What happened?

Following the position stated by the Russian Supreme Court in par. 3 of the Judicial review for certain issues on application of legislation about legal entities as approved by the Presidium of the Russian Supreme Court dated on 25.12.2019 (the “RSS Position”), the requirement for notary certification is applicable also to the resolutions taken by a sole participant.

This new approach applies to all the resolutions that are taken by Russian legal entities with a sole participant after the date of the Judicial review approval (i.e. after 25 December 2019).
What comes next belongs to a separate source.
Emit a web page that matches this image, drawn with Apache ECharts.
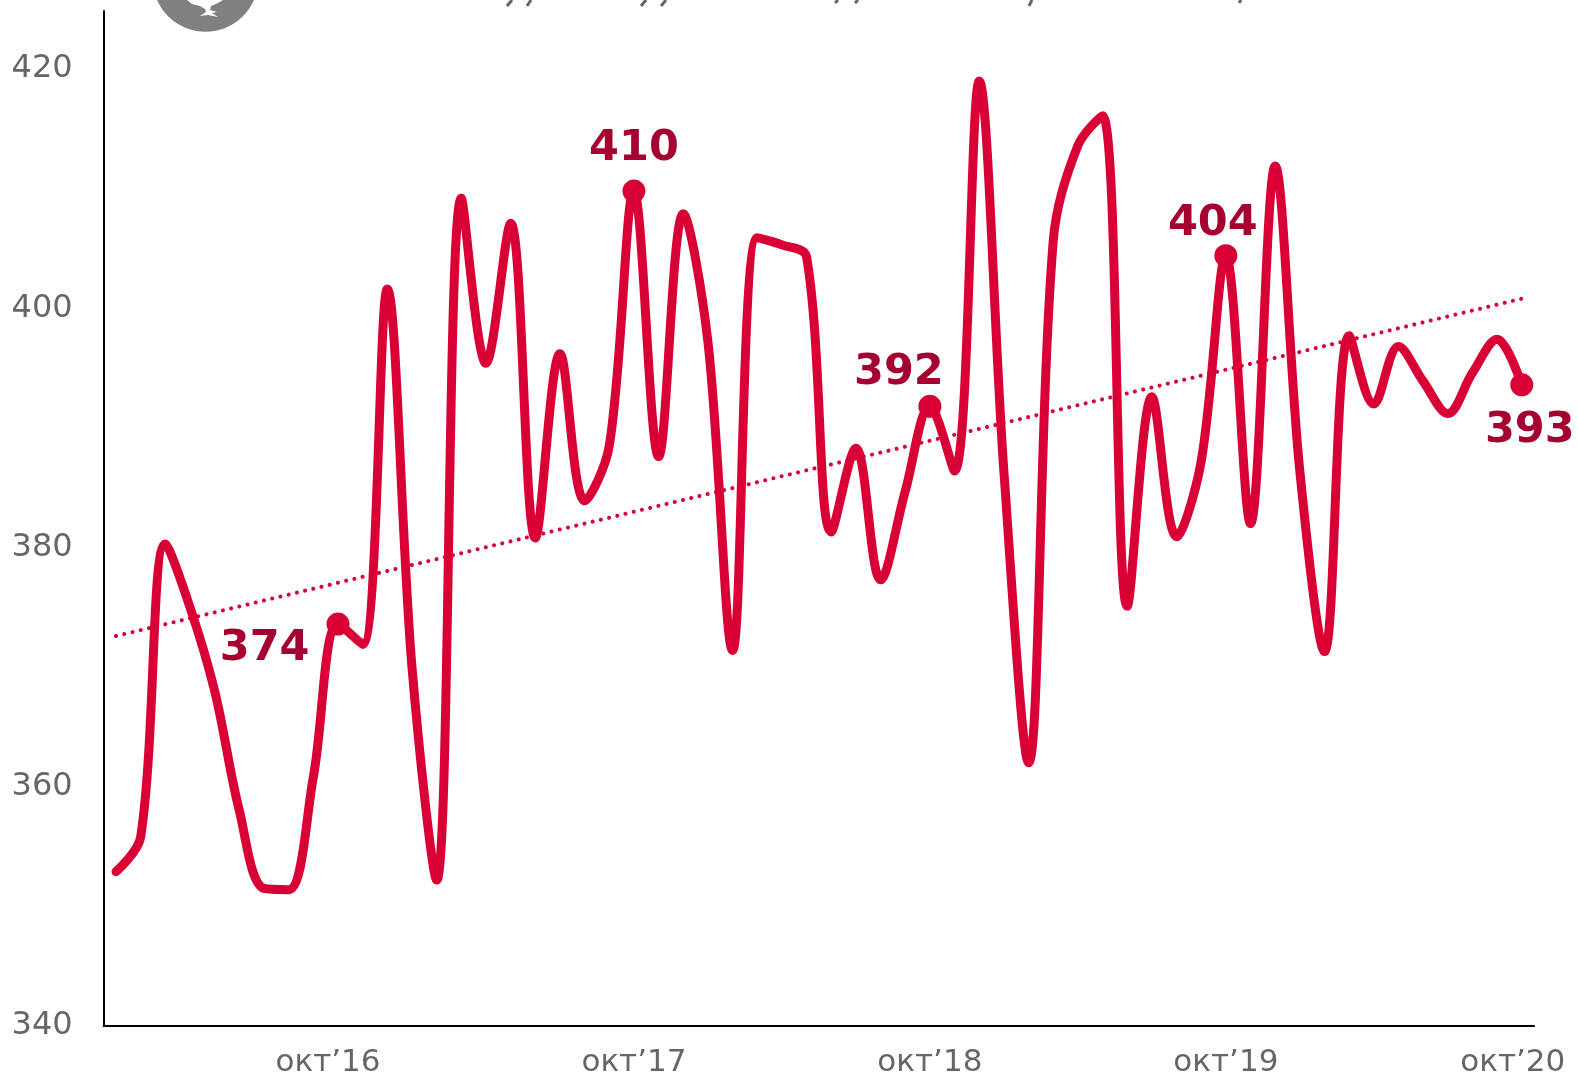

What is the legal background?

According to article 67.1, paragraph 3, of the Russian Civil Code all decisions taken by the participants (shareholders) of legal entities, must be confirmed as follows:

  • for joint stock companies: by the registrar responsible for keeping the shareholders’ register or by the notary;
  • for limited liability companies: by the notary or by having the decision signed by all participants (or a part thereof), using specific technical means, etc., as provided by the charter or by a decision of the participants taken unanimously.

It has been clarified by the judicial review for the disputes with participation of registering authorities No. 4 (2016), as well as by the Letter of the Russian Central bank dated 25 November 2015, that the requirements set forth by article 67.1, paragraph 3, of the Russian Civil Code do not apply to legal entities with a sole participant (shareholder). 

Article 39 of the Federal Law No. 14-FZ dated 8 February 1998 and article 47, paragraph 3, of the Federal Law No. 208-FZ dated 26 December 1995 clearly state that all resolutions of a sole participant (shareholder) shall be executed in written form, except for the resolution of a sole participant  concerning capital increase, which according to article 17, part 3, of the Federal Law No. 14-FZ, must be certified by the notary. The notary in this case only certifies the authenticity of the signature on such resolution.  

What is the impact of the RSS Position?

It seems that compliance with the RSS Position concerning the requirement for notary certification shall be ensured in the following manners:

  • Limited liability companies with a sole participant shall execute their resolutions with participation of the notary or alternatively stipulate in the charter or in the resolution of a sole participant that the resolutions can be certified by means of signatures of all the participants (or part thereof). In any event, the resolution stating such alternative, as well as the resolution approving the charter that includes in its text such alternative, shall be executed with participation of the notary.
  • So far it is not clear whether the RSS Position applies also to the resolutions of a sole shareholder in joint-stock companies as it is not clearly stated by the Supreme Court. If the analogy applies, joint stock companies with a sole shareholder shall execute their resolutions with participation of the registrar or notary. 

Even though the RSS Position is formally not a part of the Russian legislation, the direct application of the requirement for notary certification cannot be excluded and compliance is to be ensured. Otherwise, it may not be excluded the risk that the resolutions of a sole participant (shareholder) of a Russian legal entity (limited liability companies and joint stock companies) may be considered invalid.